The Australian government expects to carry out two 5G spectrum auctions during 2021, the Ministry of Communications said in a release.
In April 2021, it has scheduled a spectrum tender to award high-band 5G spectrum (in the 26 GHz band), which will enable fast, high-capacity services. In the second half of 2021, the government will allocate low-band 5G spectrum (in the 850/900 MHz band), which will be key for broader geographic coverage of 5G services.
Minister for Communications, Cyber Safety and the Arts Paul Fletcher, said the low- and high-band 5G spectrum will complement the mid-band 5G spectrum that the government has already auctioned.
“Low-band spectrum can carry the 5G mobile signal longer distances, and is best for wide coverage indoors and outside,” said Fletcher. “The mid-band spectrum provides broad coverage and fast speeds and the high band spectrum will allow blazing fast speeds over shorter distances.
“We are making the low, mid and high bands available so that the telcos can provide better, faster and stronger 5G in Australia,” he added.
The Ministry of Communications noted that 5G will be key for smart farming, robotics, telemedicine and automated vehicles, which will increase Australia’s productivity. “The sooner 5G is deployed, the sooner Australia can secure these benefits,” Fletcher said.
Last month, Australian carrier Telstra said it has already deployed over 2,000 5G base stations in the country, providing 5G coverage to 41% of Australia’s population.
The telco said that it aims to cover 75% of the country’s population with its 5G service by June 2021.
Telstra, which had launched 5G in May last year, is currently using its spectrum in the 3.6 GHz band to provide 5G technology across Australia. Some of the cities in which Telstra offers its 5G service are Canberra, Central Coast, Brisbane, Sidney, Cairns, Gold Coast, Adelaide, Hamilton, Melbourne and Perth.
In May of this year, Telstra upgraded its 5G radio access network (RAN) coverage footprint across Australia, connecting a cloud-native 5G Core (5GC) network to handle new 5G standalone traffic.

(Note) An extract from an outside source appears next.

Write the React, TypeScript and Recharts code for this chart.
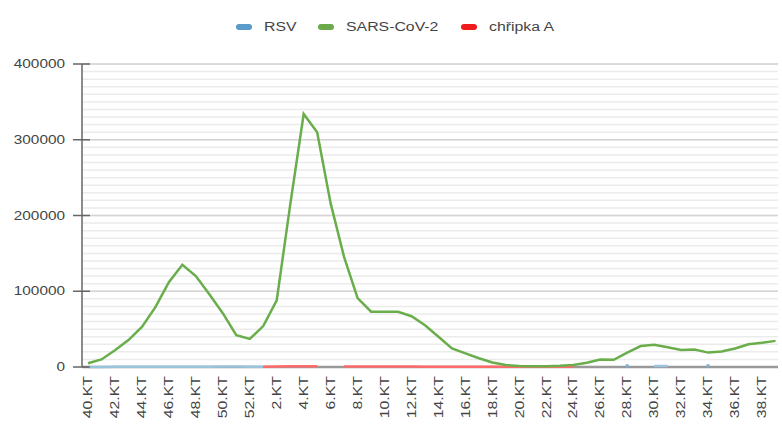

Telstra used equipment from Swedish vendor Ericsson for the network upgrade.
The 5G upgrade means that Telstra already has the capability to run 5G technology independent of existing 4G network technology.
Rival operator Optus had launched commercial mobile 5G operations in 2019. Optus’ 5G network had 900 live sites and was available to more than 426,000 households across Australia as of the end of August.
In July, Optus announced it was testing 5G mmWave technology in partnership with Ericsson.
In August, TPG Telecom announced plans to accelerate its 5G rollout over the next 12 months, with over 85% of the population in the country’s six largest cities expected to be served by the end of next year.
The company, which was formed through the merger of TPG and Vodafone Hutchison Australia earlier this year, said in its full-year results that more than 1,200 sites 5G sites had now entered the planning phase.
TPG Telecom said the six cities where 5G will be initially available are Sydney, Melbourne, Brisbane, Adelaide, Perth and Canberra.